The Anatomy of Precarity: The Failure of the State
Pandita’s memoir meticulously details the systemic and institutional failures that led to the mass exodus of Kashmiri Pandits in 1990. The precarity of the Kashmiri Pandits, in this context, is not an accidental or inevitable byproduct of a complex conflict; it is a direct consequence of the state’s dereliction of its fundamental duty to protect its citizens. This failure is evident in several key aspects:
- Erosion of Security and Authority: Pandita recounts a slow but steady erosion of state authority. The memoir portrays a growing climate of fear where local administration and law enforcement become either complicit with or incapacitated by the rising insurgency. The state’s retreat from its protective function is starkly illustrated by the pervasive threats, the targeted killings of prominent Pandits, and the public warnings broadcast from mosques. The state, which is supposed to be the ultimate guarantor of life and security, becomes a distant and ineffectual entity, leaving a minority community exposed to a new, brutal form of power.
- Political Indifference and Denial: One of the most damning critiques in the memoir is directed at the political and intellectual class in India who, as Pandita argues, have largely refused to acknowledge the suffering of the Pandits. This refusal to recognize their plight as a valid form of victimization transforms their precarity into a condition of being “ungrievable.” The dominant narrative, often focusing on the human rights abuses by the Indian state against Kashmiri Muslims, overlooks or actively denies the equally valid and traumatic experiences of the Pandits. This intellectual and political apathy effectively denies the Pandits’ reality, making their precarious existence a matter of deliberate omission rather than a subject for empathetic concern or scholarly inquiry.
- Dehumanization and Derealization: The precarity is amplified by a process of dehumanization.
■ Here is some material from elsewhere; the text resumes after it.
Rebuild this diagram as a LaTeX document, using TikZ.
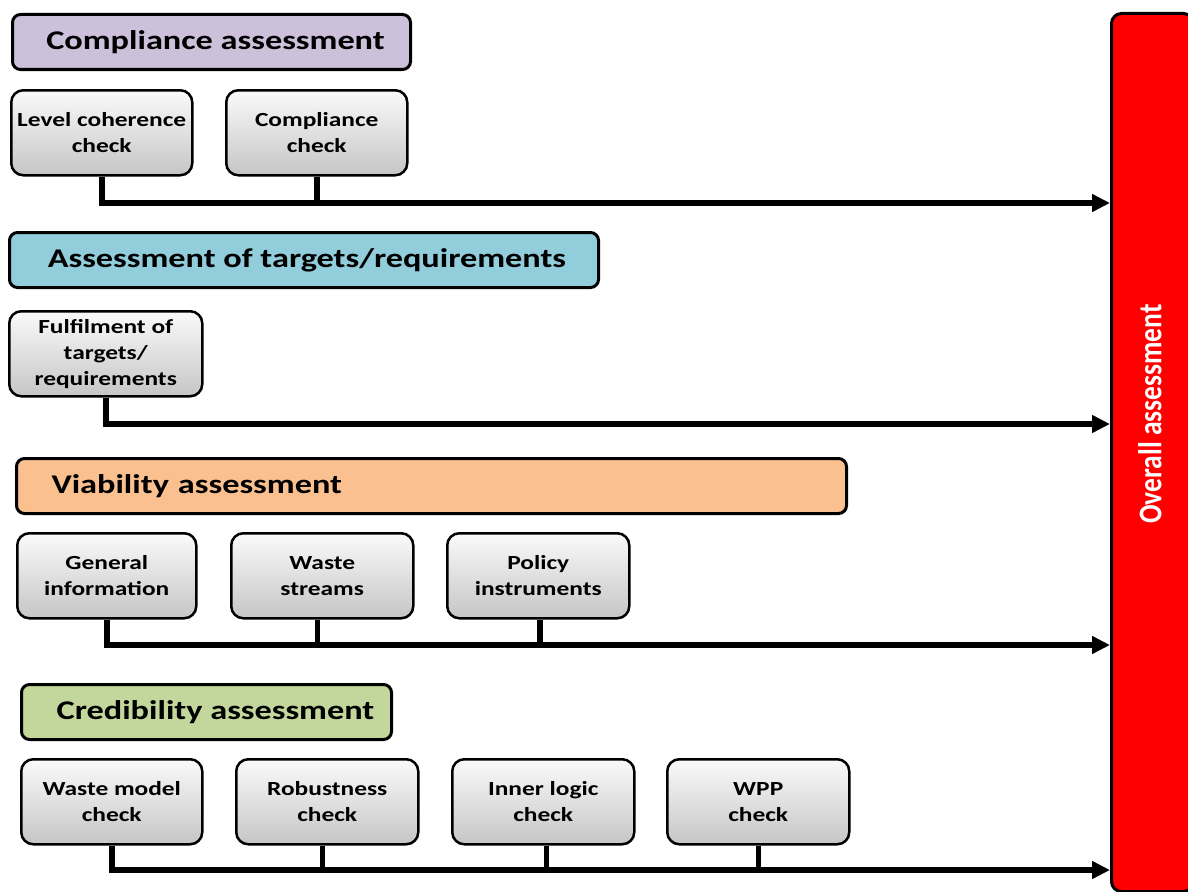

The memoir provides chilling anecdotes of neighbours and friends, people with whom the Pandita family had shared a lifetime of social and cultural bonds, turning hostile and treating them as “outsiders” and “infidels.” This collapse of social fabric, enabled by the state’s non-intervention, makes the Pandits not just insecure but utterly derealized in their own homeland. Their lives are no longer seen as having value, and their suffering is deemed politically inconsequential. This state of being, where one’s life is stripped of its value and meaning in the eyes of others, is the very essence of precarity.
A Foucauldian Critique of “Governmentality” and its Failure
Applying Michel Foucault’s ideas, one can analyse the failure of the Indian state not merely as a lapse in governance but as a breakdown in the very art of governmentality. For Foucault, governmentality refers to the complex ensemble of institutions, procedures, and calculations through which the state manages its population. In the context of the Kashmiri Pandit exodus, the state’s governmentality falters spectacularly.
The “art of government,” as Foucault envisions it, seeks to manage a population, ensuring its well-being and security. However, in Kashmir, this system ceases to function for a specific segment of the population. The state, instead of exercising its power to protect, becomes a passive bystander. The Foucauldian framework helps us understand that the violence Pandita describes is not simply a matter of sovereign power (the right to kill or let live) but a failure of disciplinary and biopolitical power—the power to manage and foster life. The Kashmiri Pandits are effectively cast outside the biopolitical sphere of the state, becoming “bare life” in the Agambenian sense, a life that can be killed with impunity because it is no longer deemed worthy of state protection. The failure of governmentality, therefore, creates a vacuum of power that is filled by non-state actors, who then exert a brutal and unregulated form of violence.
Judith Butler and the Politics of “Grievability”
Judith Butler’s work on precarity, vulnerability, and grievability, particularly in Precarious Life and Frames of War, offers a powerful lens through which to understand the traumatic experiences chronicled by Pandita. Butler argues that some lives are considered more valuable than others, and therefore, their loss is grievable, while the loss of others is deemed “no loss” and remains ungrievable. This is precisely the politics of recognition and non-recognition that Pandita confronts.
- Ungrievable Lives: The central argument of Pandita’s memoir is that the Kashmiri Pandit lives and their losses have been rendered ungrievable by the dominant political and intellectual discourse. The narrative of the Kashmiri Pandit exodus is not a story of heroic suffering but one of quiet, marginalized pain. The intellectual and media establishment, in focusing on other aspects of the conflict, has implicitly designated the Pandits as a population whose suffering is not worthy of public mourning or political outrage. This selective application of empathy is a form of violence in itself, as it denies the community’s right to have its trauma recognized and mourned.
- Violence and Vulnerability: Butler posits that recognizing shared vulnerability is a crucial step towards creating ethical communities. Pandita’s narrative exposes a profound failure to recognize this shared vulnerability. The violence against the Pandits, as Pandita describes it, is not only physical but also symbolic. It is the violence of being told to leave your home, of your identity being erased, and of your history being denied. This violence, enabled by the lack of a protective state, exploits the fundamental vulnerability of the community. Butler’s concept of liability—our ethical responsibility to others—is also a crucial tool here. The memoir implicitly asks: to whom are we liable? The Indian state failed in its liability to its citizens, and the wider intellectual community failed in its liability to recognize the suffering of a minority group.
- Forms of Mourning: The memoir itself, as a form of testimony, becomes an act of mourning. It is Pandita’s attempt to reclaim the grievability of his community’s lives. By meticulously documenting the names of those killed and the circumstances of their deaths, he is not just telling a story; he is creating a public record of loss and demanding a space for collective mourning. The book, therefore, becomes a site of resistance against the state’s and society’s attempts to make the Pandit experience a matter of inconvenient history rather than an ongoing, profound tragedy.
The precarity of the Kashmiri Pandits, as presented in Our Moon Has Blood Clots, is a complex condition born of state failure, political indifference, and the politics of selective grievability. Pandita’s memoir, through its raw and deeply personal testimony, challenges us to re-evaluate our understanding of the Kashmir conflict and to confront the uncomfortable reality of lives made disposable. It is a powerful reminder that the true measure of a society is not just how it protects its majority, but how it safeguards its most precarious and vulnerable members.